On the individual level, the most direct action is to stop subsidizing the removal of ownership. If you normally buy five games a year, buy two. Prioritize titles you actually want and refuse to fund consoles that eliminate disc drives entirely. Support any developers or publishers still releasing physical editions, even in limited runs.

This is voting with your dollars in the most literal sense—reducing demand for the license-only model while keeping demand alive for physical media that retains aftermarket value.

That personal discipline becomes more effective when paired with systemic friction. Companies respond to rising costs. Antitrust complaints, even when they don’t result in massive fines, force legal spending, discovery, and management attention.

When piracy rises again—as it almost certainly will on PC, similar to the Limewire era—companies must spend heavily on enforcement they will never fully win. When consumers simultaneously buy less, the revenue base shrinks.

Add the cost of ongoing litigation and settlements, and the current model becomes less efficient than it appears on paper.
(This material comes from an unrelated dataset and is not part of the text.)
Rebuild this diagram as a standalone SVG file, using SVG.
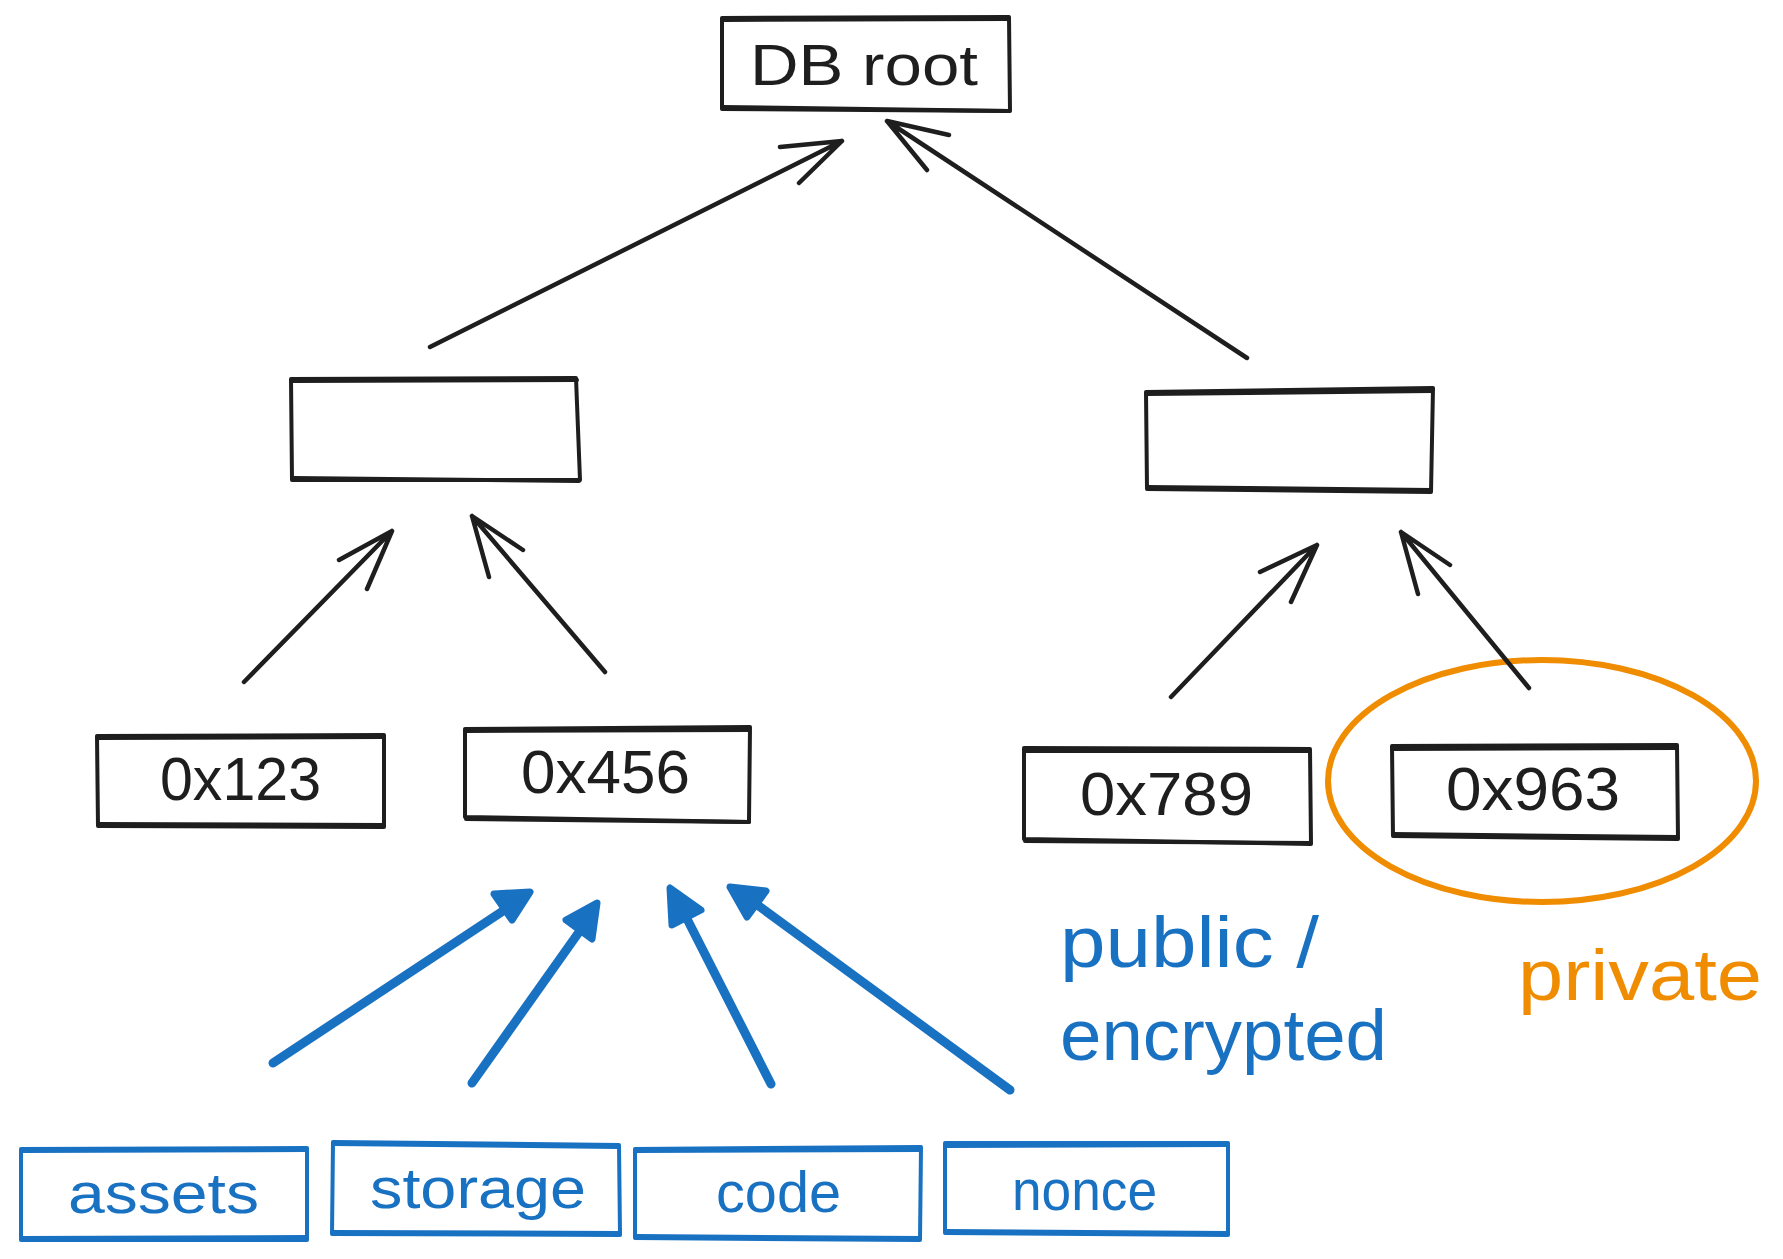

In that environment, producing physical discs, even in limited quantities, starts to look like the simpler and more stable option. The goal is not to destroy the industry but to make the total demolition of ownership more expensive and less profitable than preserving some form of it.

These fronts only work together. Reduced personal buying without legal and piracy pressure is easy for companies to ignore. Legal and piracy pressure without reduced consumer demand still leaves them with strong revenue. Combined, they create the conditions where returning to physical media or some form of retained ownership becomes the path of least resistance.

Here’s what you can do:

History has repeated itself before when markets became too extractive. The difference this time is whether consumers can apply pressure on multiple fronts at the same time instead of waiting for someone else to fix it.